* TASK INSTRUCTIONS: Restate all the material verbatim, except for the pictures.

⁂

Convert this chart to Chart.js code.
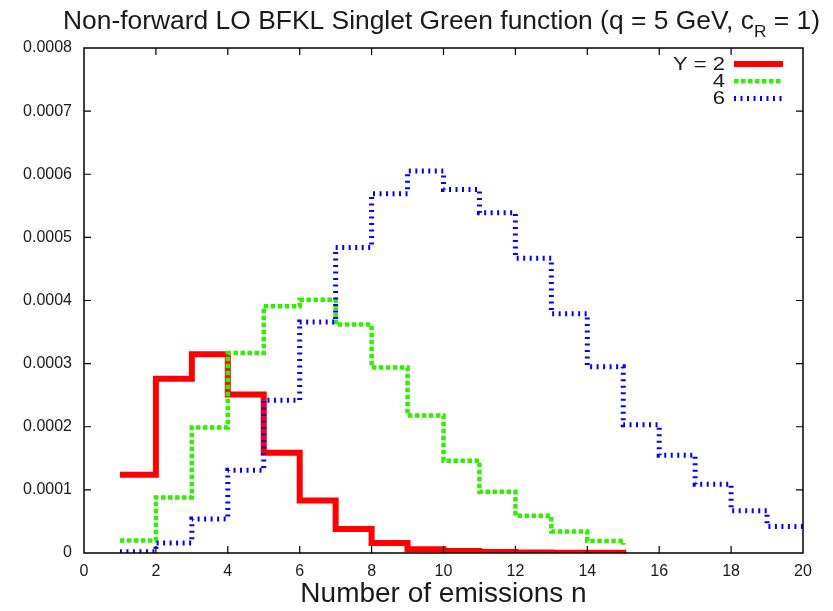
<!DOCTYPE html>
<html><head><meta charset="utf-8">
<script src="https://cdn.jsdelivr.net/npm/chart.js@4.4.1/dist/chart.umd.min.js"></script>
<style>html,body{margin:0;padding:0;background:#fff}#wrap{width:833px;height:611px;position:relative}</style>
</head><body><div id="wrap"><canvas id="c" width="833" height="611"></canvas></div>
<script>
// ---- text ----
const titleMain = 'Non-forward LO BFKL Singlet Green function (q = 5 GeV, c';
const titleSub = 'R';
const titleTail = ' = 1)';
const xAxisTitle = 'Number of emissions n';
const seriesLabels = ['Y = 2', '4', '6'];

// ---- data (number of emissions n, step values) ----
const nY2 = [1,2,3,4,5,6,7,8,9,10,11,12,13,14,15];
const valY2 = [0.000124,0.000276,0.000315,0.000251,0.000159,0.000083,0.000038,0.000016,0.000006,0.000003,0.0000015,0.0000008,0.0000004,0.0000002,0.0000001];
const nY4 = [1,2,3,4,5,6,7,8,9,10,11,12,13,14,15];
const valY4 = [0.000020,0.000088,0.000199,0.000317,0.000391,0.000401,0.000362,0.000294,0.000218,0.000146,0.000097,0.000059,0.000034,0.000019,0.000013];
const nY6 = [1,2,3,4,5,6,7,8,9,10,11,12,13,14,15,16,17,18,19,20];
const valY6 = [0.000002,0.000016,0.000054,0.000131,0.000242,0.000366,0.000484,0.000569,0.000605,0.000576,0.000539,0.000467,0.000379,0.000295,0.000203,0.000155,0.000109,0.000067,0.000042,0.000036];

// ---- ticks ----
const xTickValues = [0,2,4,6,8,10,12,14,16,18,20];
const xTickLabels = ['0','2','4','6','8','10','12','14','16','18','20'];
const yTickValues = [0,0.0001,0.0002,0.0003,0.0004,0.0005,0.0006,0.0007,0.0008];
const yTickLabels = ['0','0.0001','0.0002','0.0003','0.0004','0.0005','0.0006','0.0007','0.0008'];

const FONT = '"Liberation Sans", Arial, Helvetica, sans-serif';
const TXT = '#1a1a1a';

const styles = [
  {color:'#ff0000', width:6, dash:[], order:3},
  {color:'#2ef000', width:4.5, dash:[4.5,2.5], order:2},
  {color:'#0000ff', width:5, dash:[2,4.5], order:1}
];

const toXY = (xs, ys) => xs.map((x,i) => ({x:x, y:ys[i]}));
const seriesData = [toXY(nY2,valY2), toXY(nY4,valY4), toXY(nY6,valY6)];

const datasets = seriesData.map((d,i) => ({
  label: seriesLabels[i],
  data: d,
  borderColor: styles[i].color,
  backgroundColor: styles[i].color,
  borderWidth: styles[i].width,
  borderDash: styles[i].dash,
  borderCapStyle: 'butt',
  borderJoinStyle: 'miter',
  stepped: true,
  pointRadius: 0,
  fill: false,
  order: styles[i].order
}));

const decor = {
  id: 'decor',
  afterDraw(chart) {
    const ctx = chart.ctx;
    const a = chart.chartArea;
    const xs = chart.scales.x, ys = chart.scales.y;
    ctx.save();
    // frame
    ctx.strokeStyle = '#000';
    ctx.lineWidth = 1.5;
    ctx.setLineDash([]);
    ctx.strokeRect(a.left, a.top, a.right - a.left, a.bottom - a.top);
    // inward ticks on all four sides
    ctx.lineWidth = 1.2;
    const TL = 7;
    ctx.beginPath();
    xs.ticks.forEach(t => {
      const px = xs.getPixelForValue(t.value);
      if (px <= a.left + 1 || px >= a.right - 1) return;
      ctx.moveTo(px, a.bottom); ctx.lineTo(px, a.bottom - TL);
      ctx.moveTo(px, a.top); ctx.lineTo(px, a.top + TL);
    });
    ys.ticks.forEach(t => {
      const py = ys.getPixelForValue(t.value);
      if (py <= a.top + 1 || py >= a.bottom - 1) return;
      ctx.moveTo(a.left, py); ctx.lineTo(a.left + TL, py);
      ctx.moveTo(a.right, py); ctx.lineTo(a.right - TL, py);
    });
    ctx.stroke();

    // title with subscript
    ctx.fillStyle = TXT;
    ctx.textBaseline = 'alphabetic';
    ctx.textAlign = 'left';
    ctx.font = '26px ' + FONT;
    const w1 = ctx.measureText(titleMain).width;
    const w3 = ctx.measureText(titleTail).width;
    ctx.font = '17px ' + FONT;
    const w2 = ctx.measureText(titleSub).width;
    const sx = 757 / (w1 + w2 + w3);
    ctx.save();
    ctx.translate(63, 29);
    ctx.scale(sx, 1);
    ctx.font = '26px ' + FONT;
    ctx.fillText(titleMain, 0, 0);
    ctx.font = '17px ' + FONT;
    ctx.fillText(titleSub, w1, 7.5);
    ctx.font = '26px ' + FONT;
    ctx.fillText(titleTail, w1 + w2, 0);
    ctx.restore();

    // legend
    const baselines = [69.5, 86.8, 104];
    ctx.font = '18px ' + FONT;
    const lsx = 52 / ctx.measureText(seriesLabels[0]).width;
    chart.data.datasets.forEach((ds, i) => {
      ctx.save();
      ctx.translate(725, baselines[i]);
      ctx.scale(lsx, 1);
      ctx.textAlign = 'right';
      ctx.fillStyle = TXT;
      ctx.fillText(ds.label, 0, 0);
      ctx.restore();
      ctx.beginPath();
      ctx.strokeStyle = ds.borderColor;
      ctx.lineWidth = ds.borderWidth;
      ctx.setLineDash(ds.borderDash);
      ctx.lineCap = 'butt';
      const ly = baselines[i] - 5.5;
      ctx.moveTo(734, ly); ctx.lineTo(783, ly);
      ctx.stroke();
    });
    ctx.restore();
  }
};

new Chart(document.getElementById('c'), {
  type: 'line',
  data: { datasets: datasets },
  options: {
    responsive: false,
    animation: false,
    devicePixelRatio: 1,
    layout: { padding: { top: 48, right: 30, left: 0, bottom: 0 } },
    plugins: { legend: { display: false }, title: { display: false }, tooltip: { enabled: false } },
    scales: {
      x: {
        type: 'linear', min: 0, max: 20,
        afterBuildTicks: s => { s.ticks = xTickValues.map(v => ({ value: v })); },
        afterFit: s => { s.height = 58; },
        grid: { display: false },
        border: { display: false },
        ticks: {
          font: { size: 16, family: FONT }, color: TXT, padding: 1,
          maxRotation: 0, autoSkip: false,
          callback: v => xTickLabels[xTickValues.indexOf(v)]
        },
        title: { display: true, text: xAxisTitle, font: { size: 28, family: FONT }, color: TXT, padding: { top: 0, bottom: 0 } }
      },
      y: {
        type: 'linear', min: 0, max: 0.0008,
        afterBuildTicks: s => { s.ticks = yTickValues.map(v => ({ value: v })); },
        afterFit: s => { s.width = 84; },
        grid: { display: false },
        border: { display: false },
        ticks: {
          font: { size: 16, family: FONT }, color: TXT, padding: 4,
          autoSkip: false,
          callback: v => { const k = yTickValues.findIndex(t => Math.abs(t - v) < 1e-12); return k >= 0 ? yTickLabels[k] : ''; }
        }
      }
    }
  },
  plugins: [decor]
});
</script>
</body></html>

⁂

* EXERCISE OUTPUT:
Convert this chart to Chart.js code.
<!DOCTYPE html>
<html><head><meta charset="utf-8">
<script src="https://cdn.jsdelivr.net/npm/chart.js@4.4.1/dist/chart.umd.min.js"></script>
<style>html,body{margin:0;padding:0;background:#fff}#wrap{width:833px;height:611px;position:relative}</style>
</head><body><div id="wrap"><canvas id="c" width="833" height="611"></canvas></div>
<script>
// ---- text ----
const titleMain = 'Non-forward LO BFKL Singlet Green function (q = 5 GeV, c';
const titleSub = 'R';
const titleTail = ' = 1)';
const xAxisTitle = 'Number of emissions n';
const seriesLabels = ['Y = 2', '4', '6'];

// ---- data (number of emissions n, step values) ----
const nY2 = [1,2,3,4,5,6,7,8,9,10,11,12,13,14,15];
const valY2 = [0.000124,0.000276,0.000315,0.000251,0.000159,0.000083,0.000038,0.000016,0.000006,0.000003,0.0000015,0.0000008,0.0000004,0.0000002,0.0000001];
const nY4 = [1,2,3,4,5,6,7,8,9,10,11,12,13,14,15];
const valY4 = [0.000020,0.000088,0.000199,0.000317,0.000391,0.000401,0.000362,0.000294,0.000218,0.000146,0.000097,0.000059,0.000034,0.000019,0.000013];
const nY6 = [1,2,3,4,5,6,7,8,9,10,11,12,13,14,15,16,17,18,19,20];
const valY6 = [0.000002,0.000016,0.000054,0.000131,0.000242,0.000366,0.000484,0.000569,0.000605,0.000576,0.000539,0.000467,0.000379,0.000295,0.000203,0.000155,0.000109,0.000067,0.000042,0.000036];

// ---- ticks ----
const xTickValues = [0,2,4,6,8,10,12,14,16,18,20];
const xTickLabels = ['0','2','4','6','8','10','12','14','16','18','20'];
const yTickValues = [0,0.0001,0.0002,0.0003,0.0004,0.0005,0.0006,0.0007,0.0008];
const yTickLabels = ['0','0.0001','0.0002','0.0003','0.0004','0.0005','0.0006','0.0007','0.0008'];

const FONT = '"Liberation Sans", Arial, Helvetica, sans-serif';
const TXT = '#1a1a1a';

const styles = [
  {color:'#ff0000', width:6, dash:[], order:3},
  {color:'#2ef000', width:4.5, dash:[4.5,2.5], order:2},
  {color:'#0000ff', width:5, dash:[2,4.5], order:1}
];

const toXY = (xs, ys) => xs.map((x,i) => ({x:x, y:ys[i]}));
const seriesData = [toXY(nY2,valY2), toXY(nY4,valY4), toXY(nY6,valY6)];

const datasets = seriesData.map((d,i) => ({
  label: seriesLabels[i],
  data: d,
  borderColor: styles[i].color,
  backgroundColor: styles[i].color,
  borderWidth: styles[i].width,
  borderDash: styles[i].dash,
  borderCapStyle: 'butt',
  borderJoinStyle: 'miter',
  stepped: true,
  pointRadius: 0,
  fill: false,
  order: styles[i].order
}));

const decor = {
  id: 'decor',
  afterDraw(chart) {
    const ctx = chart.ctx;
    const a = chart.chartArea;
    const xs = chart.scales.x, ys = chart.scales.y;
    ctx.save();
    // frame
    ctx.strokeStyle = '#000';
    ctx.lineWidth = 1.5;
    ctx.setLineDash([]);
    ctx.strokeRect(a.left, a.top, a.right - a.left, a.bottom - a.top);
    // inward ticks on all four sides
    ctx.lineWidth = 1.2;
    const TL = 7;
    ctx.beginPath();
    xs.ticks.forEach(t => {
      const px = xs.getPixelForValue(t.value);
      if (px <= a.left + 1 || px >= a.right - 1) return;
      ctx.moveTo(px, a.bottom); ctx.lineTo(px, a.bottom - TL);
      ctx.moveTo(px, a.top); ctx.lineTo(px, a.top + TL);
    });
    ys.ticks.forEach(t => {
      const py = ys.getPixelForValue(t.value);
      if (py <= a.top + 1 || py >= a.bottom - 1) return;
      ctx.moveTo(a.left, py); ctx.lineTo(a.left + TL, py);
      ctx.moveTo(a.right, py); ctx.lineTo(a.right - TL, py);
    });
    ctx.stroke();

    // title with subscript
    ctx.fillStyle = TXT;
    ctx.textBaseline = 'alphabetic';
    ctx.textAlign = 'left';
    ctx.font = '26px ' + FONT;
    const w1 = ctx.measureText(titleMain).width;
    const w3 = ctx.measureText(titleTail).width;
    ctx.font = '17px ' + FONT;
    const w2 = ctx.measureText(titleSub).width;
    const sx = 757 / (w1 + w2 + w3);
    ctx.save();
    ctx.translate(63, 29);
    ctx.scale(sx, 1);
    ctx.font = '26px ' + FONT;
    ctx.fillText(titleMain, 0, 0);
    ctx.font = '17px ' + FONT;
    ctx.fillText(titleSub, w1, 7.5);
    ctx.font = '26px ' + FONT;
    ctx.fillText(titleTail, w1 + w2, 0);
    ctx.restore();

    // legend
    const baselines = [69.5, 86.8, 104];
    ctx.font = '18px ' + FONT;
    const lsx = 52 / ctx.measureText(seriesLabels[0]).width;
    chart.data.datasets.forEach((ds, i) => {
      ctx.save();
      ctx.translate(725, baselines[i]);
      ctx.scale(lsx, 1);
      ctx.textAlign = 'right';
      ctx.fillStyle = TXT;
      ctx.fillText(ds.label, 0, 0);
      ctx.restore();
      ctx.beginPath();
      ctx.strokeStyle = ds.borderColor;
      ctx.lineWidth = ds.borderWidth;
      ctx.setLineDash(ds.borderDash);
      ctx.lineCap = 'butt';
      const ly = baselines[i] - 5.5;
      ctx.moveTo(734, ly); ctx.lineTo(783, ly);
      ctx.stroke();
    });
    ctx.restore();
  }
};

new Chart(document.getElementById('c'), {
  type: 'line',
  data: { datasets: datasets },
  options: {
    responsive: false,
    animation: false,
    devicePixelRatio: 1,
    layout: { padding: { top: 48, right: 30, left: 0, bottom: 0 } },
    plugins: { legend: { display: false }, title: { display: false }, tooltip: { enabled: false } },
    scales: {
      x: {
        type: 'linear', min: 0, max: 20,
        afterBuildTicks: s => { s.ticks = xTickValues.map(v => ({ value: v })); },
        afterFit: s => { s.height = 58; },
        grid: { display: false },
        border: { display: false },
        ticks: {
          font: { size: 16, family: FONT }, color: TXT, padding: 1,
          maxRotation: 0, autoSkip: false,
          callback: v => xTickLabels[xTickValues.indexOf(v)]
        },
        title: { display: true, text: xAxisTitle, font: { size: 28, family: FONT }, color: TXT, padding: { top: 0, bottom: 0 } }
      },
      y: {
        type: 'linear', min: 0, max: 0.0008,
        afterBuildTicks: s => { s.ticks = yTickValues.map(v => ({ value: v })); },
        afterFit: s => { s.width = 84; },
        grid: { display: false },
        border: { display: false },
        ticks: {
          font: { size: 16, family: FONT }, color: TXT, padding: 4,
          autoSkip: false,
          callback: v => { const k = yTickValues.findIndex(t => Math.abs(t - v) < 1e-12); return k >= 0 ? yTickLabels[k] : ''; }
        }
      }
    }
  },
  plugins: [decor]
});
</script>
</body></html>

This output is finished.